# Source code of charts:
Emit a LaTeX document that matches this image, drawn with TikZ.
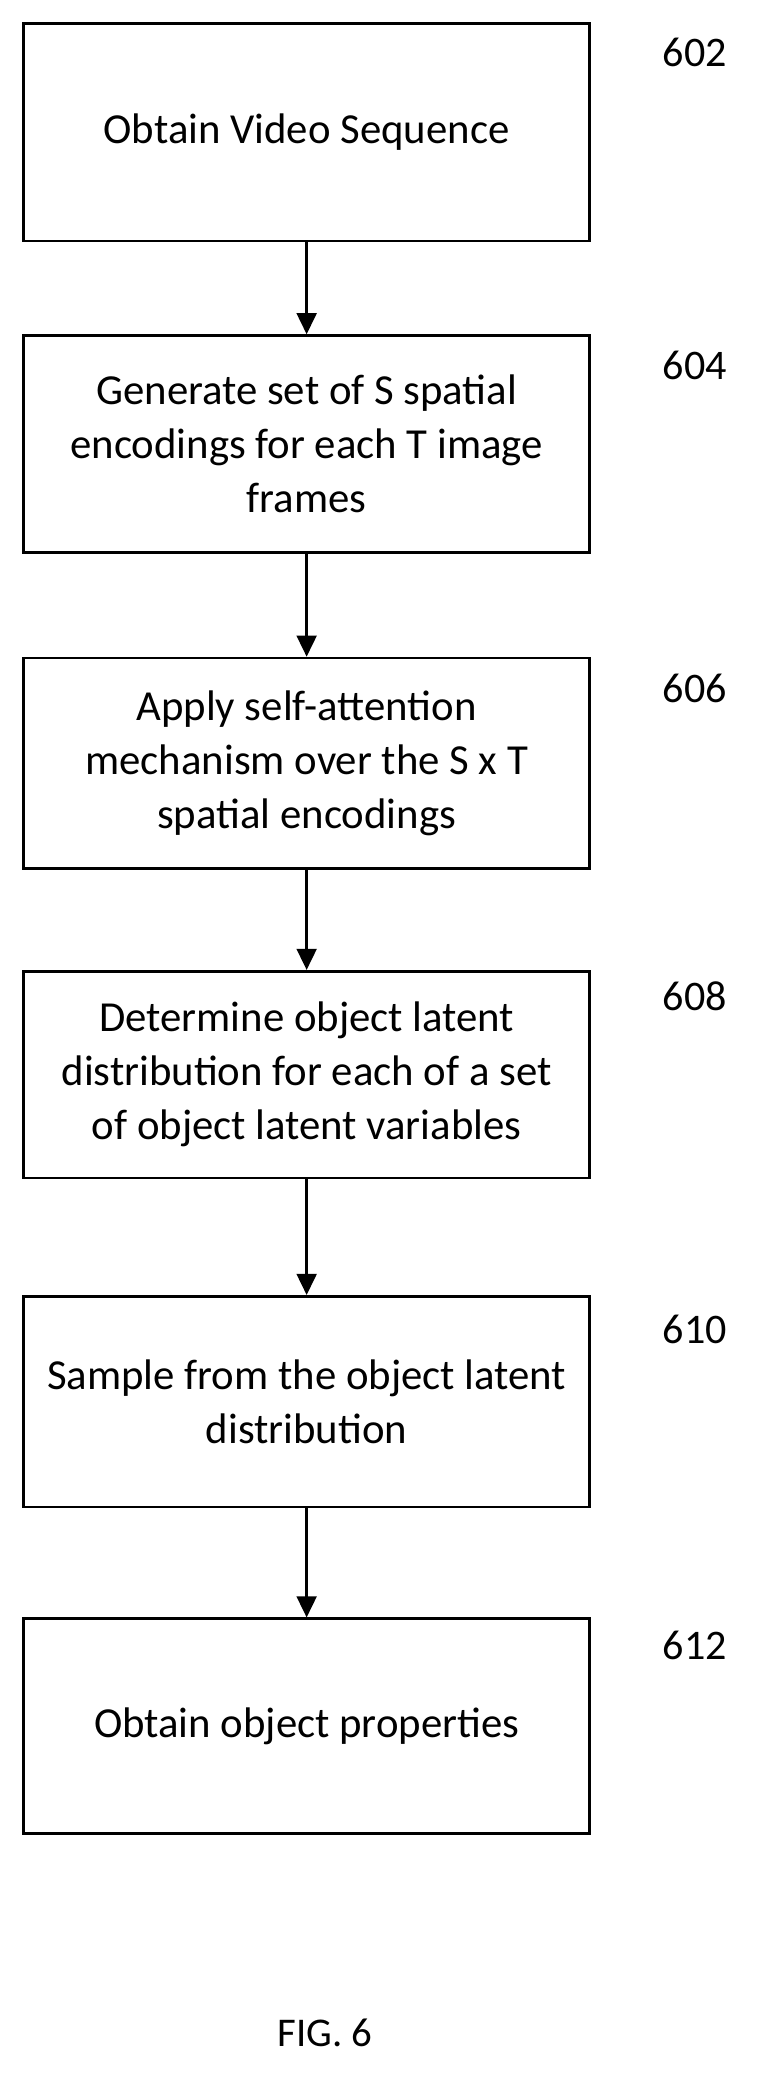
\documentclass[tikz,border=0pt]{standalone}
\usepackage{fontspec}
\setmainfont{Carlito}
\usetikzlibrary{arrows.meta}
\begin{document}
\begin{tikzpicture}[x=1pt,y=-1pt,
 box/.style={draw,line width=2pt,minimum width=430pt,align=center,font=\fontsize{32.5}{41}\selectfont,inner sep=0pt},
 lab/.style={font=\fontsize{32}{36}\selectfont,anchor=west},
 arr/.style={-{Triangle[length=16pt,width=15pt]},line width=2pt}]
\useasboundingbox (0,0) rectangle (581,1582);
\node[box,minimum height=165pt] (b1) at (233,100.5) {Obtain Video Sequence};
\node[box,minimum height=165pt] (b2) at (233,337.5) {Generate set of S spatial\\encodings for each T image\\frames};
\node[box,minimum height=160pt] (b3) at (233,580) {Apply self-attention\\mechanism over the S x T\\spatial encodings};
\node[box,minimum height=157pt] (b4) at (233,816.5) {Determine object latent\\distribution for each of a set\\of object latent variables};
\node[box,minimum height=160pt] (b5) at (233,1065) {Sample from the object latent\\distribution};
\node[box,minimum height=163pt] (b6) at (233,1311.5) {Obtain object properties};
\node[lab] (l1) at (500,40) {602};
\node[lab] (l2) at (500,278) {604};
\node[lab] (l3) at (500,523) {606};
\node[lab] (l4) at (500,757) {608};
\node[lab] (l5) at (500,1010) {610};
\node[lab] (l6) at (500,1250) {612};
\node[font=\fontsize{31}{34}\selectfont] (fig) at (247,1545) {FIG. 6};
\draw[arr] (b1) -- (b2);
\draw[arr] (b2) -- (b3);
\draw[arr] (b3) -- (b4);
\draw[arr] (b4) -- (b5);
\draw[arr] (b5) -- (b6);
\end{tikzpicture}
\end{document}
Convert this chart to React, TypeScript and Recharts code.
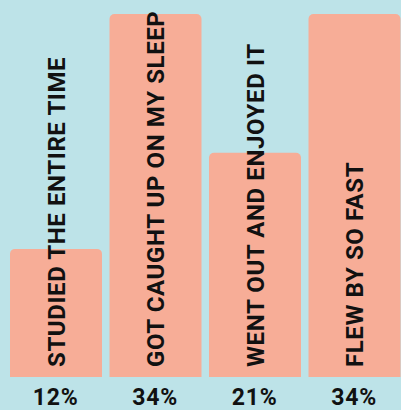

# Instruction:
Give the data above again in full and unchanged, skipping the pictures.

# Answer to the exercise:
Emit a LaTeX document that matches this image, drawn with TikZ.
\documentclass[tikz,border=0pt]{standalone}
\usepackage{fontspec}
\setmainfont{Carlito}
\usetikzlibrary{arrows.meta}
\begin{document}
\begin{tikzpicture}[x=1pt,y=-1pt,
 box/.style={draw,line width=2pt,minimum width=430pt,align=center,font=\fontsize{32.5}{41}\selectfont,inner sep=0pt},
 lab/.style={font=\fontsize{32}{36}\selectfont,anchor=west},
 arr/.style={-{Triangle[length=16pt,width=15pt]},line width=2pt}]
\useasboundingbox (0,0) rectangle (581,1582);
\node[box,minimum height=165pt] (b1) at (233,100.5) {Obtain Video Sequence};
\node[box,minimum height=165pt] (b2) at (233,337.5) {Generate set of S spatial\\encodings for each T image\\frames};
\node[box,minimum height=160pt] (b3) at (233,580) {Apply self-attention\\mechanism over the S x T\\spatial encodings};
\node[box,minimum height=157pt] (b4) at (233,816.5) {Determine object latent\\distribution for each of a set\\of object latent variables};
\node[box,minimum height=160pt] (b5) at (233,1065) {Sample from the object latent\\distribution};
\node[box,minimum height=163pt] (b6) at (233,1311.5) {Obtain object properties};
\node[lab] (l1) at (500,40) {602};
\node[lab] (l2) at (500,278) {604};
\node[lab] (l3) at (500,523) {606};
\node[lab] (l4) at (500,757) {608};
\node[lab] (l5) at (500,1010) {610};
\node[lab] (l6) at (500,1250) {612};
\node[font=\fontsize{31}{34}\selectfont] (fig) at (247,1545) {FIG. 6};
\draw[arr] (b1) -- (b2);
\draw[arr] (b2) -- (b3);
\draw[arr] (b3) -- (b4);
\draw[arr] (b4) -- (b5);
\draw[arr] (b5) -- (b6);
\end{tikzpicture}
\end{document}
Convert this chart to React, TypeScript and Recharts code.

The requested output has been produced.